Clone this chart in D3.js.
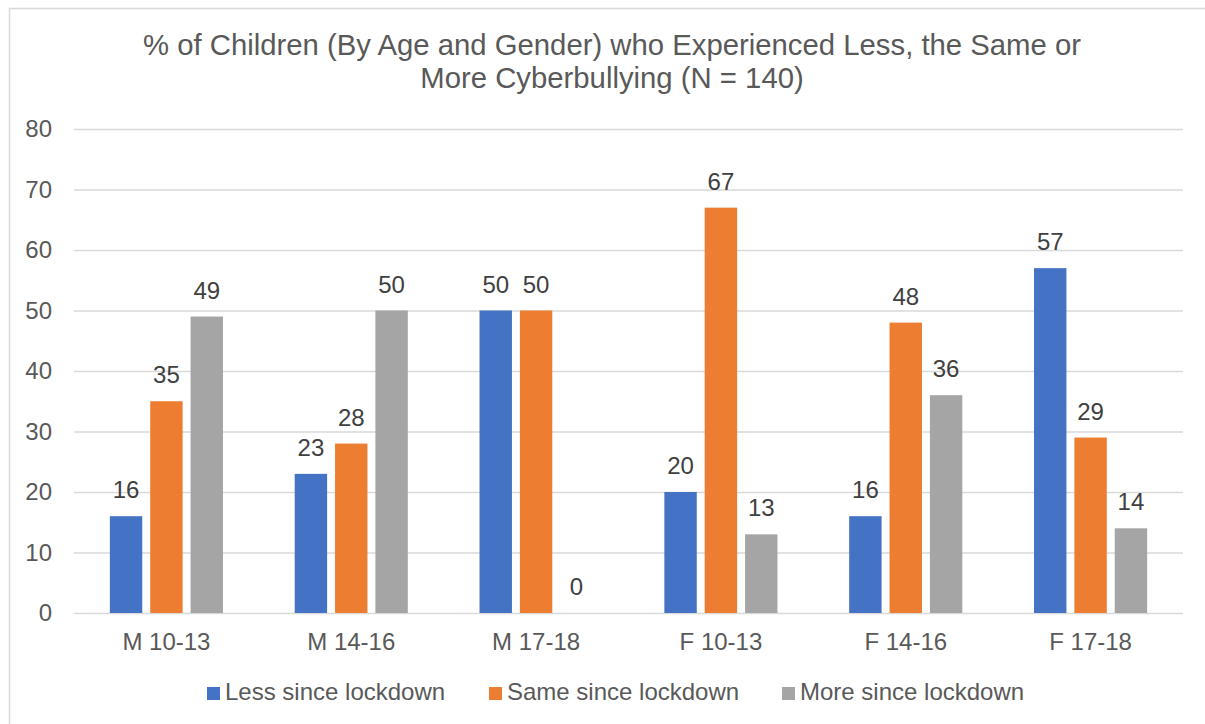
<!DOCTYPE html>
<html lang="en">
<head>
  <meta charset="utf-8" />
  <title>Cyberbullying by age and gender</title>
  <style>
    body { margin: 0; background: #fff; }
    svg { display: block; font-family: "Liberation Sans", Arial, sans-serif; }
  </style>
</head>
<body>
<script src="https://cdn.jsdelivr.net/npm/d3@7"></script>
<script>
  var categories = ["M 10-13", "M 14-16", "M 17-18", "F 10-13", "F 14-16", "F 17-18"];
  var seriesNames = ["Less since lockdown", "Same since lockdown", "More since lockdown"];
  var lessValues = [16, 23, 50, 20, 16, 57];
  var sameValues = [35, 28, 50, 67, 48, 29];
  var moreValues = [49, 50, 0, 13, 36, 14];
  var yTicks = [0, 10, 20, 30, 40, 50, 60, 70, 80];
  var colors = ["#4472C4", "#ED7D31", "#A5A5A5"];

  var seriesValues = [lessValues, sameValues, moreValues];

  const W = 1205, H = 724;
  const plot = {left: 74, right: 1183, top: 129, bottom: 613};

  var svg = d3.select("body").append("svg")
      .attr("width", W)
      .attr("height", H);

  // outer chart frame (runs off the right and bottom of the picture)
  svg.append("rect")
      .attr("x", 9.5).attr("y", 8.5)
      .attr("width", 1220).attr("height", 740)
      .attr("fill", "none")
      .attr("stroke", "#D9D9D9")
      .attr("stroke-width", 1.5);

  // title
  var title = svg.append("text")
      .attr("text-anchor", "middle")
      .attr("fill", "#595959")
      .attr("font-size", 29.3);
  title.append("tspan").attr("x", 612).attr("y", 55)
      .text("% of Children (By Age and Gender) who Experienced Less, the Same or");
  title.append("tspan").attr("x", 612).attr("y", 88)
      .text("More Cyberbullying (N = 140)");

  var y = d3.scaleLinear([0, 80], [plot.bottom, plot.top]);
  var x0 = d3.scaleBand(categories, [plot.left, plot.right])
      .paddingInner(0.388)
      .paddingOuter(0.194);
  var x1 = d3.scaleBand(d3.range(seriesNames.length), [0, x0.bandwidth()])
      .paddingInner(0.197)
      .paddingOuter(0);

  // gridlines
  var grid = svg.append("g")
      .attr("transform", `translate(${plot.left}, 0)`)
      .call(d3.axisLeft(y).tickValues(yTicks).tickSize(-(plot.right - plot.left)).tickFormat(""));
  grid.select(".domain").remove();
  grid.selectAll(".tick line").attr("stroke", "#D9D9D9").attr("stroke-width", 1.3);

  // y tick labels
  var yAxisG = svg.append("g")
      .attr("transform", `translate(${plot.left - 22}, 0)`)
      .call(d3.axisLeft(y).tickValues(yTicks).tickSize(0).tickPadding(0));
  yAxisG.select(".domain").remove();
  yAxisG.selectAll("text")
      .attr("font-size", 24)
      .attr("font-family", "Liberation Sans, Arial, sans-serif")
      .attr("fill", "#595959");

  // bars
  var rows = [];
  categories.forEach((c, i) => {
    seriesValues.forEach((vals, s) => {
      rows.push({cat: c, s: s, v: vals[i]});
    });
  });

  svg.append("g")
      .selectAll("rect")
      .data(rows)
      .join("rect")
      .attr("x", d => x0(d.cat) + x1(d.s))
      .attr("y", d => y(d.v))
      .attr("width", x1.bandwidth())
      .attr("height", d => y(0) - y(d.v))
      .attr("fill", d => colors[d.s]);

  // data labels
  svg.append("g")
      .selectAll("text")
      .data(rows)
      .join("text")
      .attr("x", d => x0(d.cat) + x1(d.s) + x1.bandwidth() / 2)
      .attr("y", d => y(d.v) - 18)
      .attr("text-anchor", "middle")
      .attr("font-size", 24)
      .attr("fill", "#404040")
      .text(d => d.v);

  // x axis labels
  var xAxisG = svg.append("g")
      .attr("transform", `translate(0, ${plot.bottom})`)
      .call(d3.axisBottom(x0).tickSize(0).tickPadding(20));
  xAxisG.select(".domain").remove();
  xAxisG.selectAll("text")
      .attr("font-size", 24)
      .attr("font-family", "Liberation Sans, Arial, sans-serif")
      .attr("fill", "#595959");

  // legend
  var legendX = [207, 489, 782];
  var legend = svg.append("g")
      .selectAll("g")
      .data(seriesNames)
      .join("g")
      .attr("transform", (d, i) => `translate(${legendX[i]}, 700)`);
  legend.append("rect")
      .attr("x", 0).attr("y", -13)
      .attr("width", 13).attr("height", 13)
      .attr("fill", (d, i) => colors[i]);
  legend.append("text")
      .attr("x", 18).attr("y", 0)
      .attr("font-size", 24)
      .attr("fill", "#595959")
      .text(d => d);
</script>
</body>
</html>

* _Exercise directions_
Copy out all of the material exactly as written, without its pictures.

* _Solved exercise_
Clone this chart in D3.js.
<!DOCTYPE html>
<html lang="en">
<head>
  <meta charset="utf-8" />
  <title>Cyberbullying by age and gender</title>
  <style>
    body { margin: 0; background: #fff; }
    svg { display: block; font-family: "Liberation Sans", Arial, sans-serif; }
  </style>
</head>
<body>
<script src="https://cdn.jsdelivr.net/npm/d3@7"></script>
<script>
  var categories = ["M 10-13", "M 14-16", "M 17-18", "F 10-13", "F 14-16", "F 17-18"];
  var seriesNames = ["Less since lockdown", "Same since lockdown", "More since lockdown"];
  var lessValues = [16, 23, 50, 20, 16, 57];
  var sameValues = [35, 28, 50, 67, 48, 29];
  var moreValues = [49, 50, 0, 13, 36, 14];
  var yTicks = [0, 10, 20, 30, 40, 50, 60, 70, 80];
  var colors = ["#4472C4", "#ED7D31", "#A5A5A5"];

  var seriesValues = [lessValues, sameValues, moreValues];

  const W = 1205, H = 724;
  const plot = {left: 74, right: 1183, top: 129, bottom: 613};

  var svg = d3.select("body").append("svg")
      .attr("width", W)
      .attr("height", H);

  // outer chart frame (runs off the right and bottom of the picture)
  svg.append("rect")
      .attr("x", 9.5).attr("y", 8.5)
      .attr("width", 1220).attr("height", 740)
      .attr("fill", "none")
      .attr("stroke", "#D9D9D9")
      .attr("stroke-width", 1.5);

  // title
  var title = svg.append("text")
      .attr("text-anchor", "middle")
      .attr("fill", "#595959")
      .attr("font-size", 29.3);
  title.append("tspan").attr("x", 612).attr("y", 55)
      .text("% of Children (By Age and Gender) who Experienced Less, the Same or");
  title.append("tspan").attr("x", 612).attr("y", 88)
      .text("More Cyberbullying (N = 140)");

  var y = d3.scaleLinear([0, 80], [plot.bottom, plot.top]);
  var x0 = d3.scaleBand(categories, [plot.left, plot.right])
      .paddingInner(0.388)
      .paddingOuter(0.194);
  var x1 = d3.scaleBand(d3.range(seriesNames.length), [0, x0.bandwidth()])
      .paddingInner(0.197)
      .paddingOuter(0);

  // gridlines
  var grid = svg.append("g")
      .attr("transform", `translate(${plot.left}, 0)`)
      .call(d3.axisLeft(y).tickValues(yTicks).tickSize(-(plot.right - plot.left)).tickFormat(""));
  grid.select(".domain").remove();
  grid.selectAll(".tick line").attr("stroke", "#D9D9D9").attr("stroke-width", 1.3);

  // y tick labels
  var yAxisG = svg.append("g")
      .attr("transform", `translate(${plot.left - 22}, 0)`)
      .call(d3.axisLeft(y).tickValues(yTicks).tickSize(0).tickPadding(0));
  yAxisG.select(".domain").remove();
  yAxisG.selectAll("text")
      .attr("font-size", 24)
      .attr("font-family", "Liberation Sans, Arial, sans-serif")
      .attr("fill", "#595959");

  // bars
  var rows = [];
  categories.forEach((c, i) => {
    seriesValues.forEach((vals, s) => {
      rows.push({cat: c, s: s, v: vals[i]});
    });
  });

  svg.append("g")
      .selectAll("rect")
      .data(rows)
      .join("rect")
      .attr("x", d => x0(d.cat) + x1(d.s))
      .attr("y", d => y(d.v))
      .attr("width", x1.bandwidth())
      .attr("height", d => y(0) - y(d.v))
      .attr("fill", d => colors[d.s]);

  // data labels
  svg.append("g")
      .selectAll("text")
      .data(rows)
      .join("text")
      .attr("x", d => x0(d.cat) + x1(d.s) + x1.bandwidth() / 2)
      .attr("y", d => y(d.v) - 18)
      .attr("text-anchor", "middle")
      .attr("font-size", 24)
      .attr("fill", "#404040")
      .text(d => d.v);

  // x axis labels
  var xAxisG = svg.append("g")
      .attr("transform", `translate(0, ${plot.bottom})`)
      .call(d3.axisBottom(x0).tickSize(0).tickPadding(20));
  xAxisG.select(".domain").remove();
  xAxisG.selectAll("text")
      .attr("font-size", 24)
      .attr("font-family", "Liberation Sans, Arial, sans-serif")
      .attr("fill", "#595959");

  // legend
  var legendX = [207, 489, 782];
  var legend = svg.append("g")
      .selectAll("g")
      .data(seriesNames)
      .join("g")
      .attr("transform", (d, i) => `translate(${legendX[i]}, 700)`);
  legend.append("rect")
      .attr("x", 0).attr("y", -13)
      .attr("width", 13).attr("height", 13)
      .attr("fill", (d, i) => colors[i]);
  legend.append("text")
      .attr("x", 18).attr("y", 0)
      .attr("font-size", 24)
      .attr("fill", "#595959")
      .text(d => d);
</script>
</body>
</html>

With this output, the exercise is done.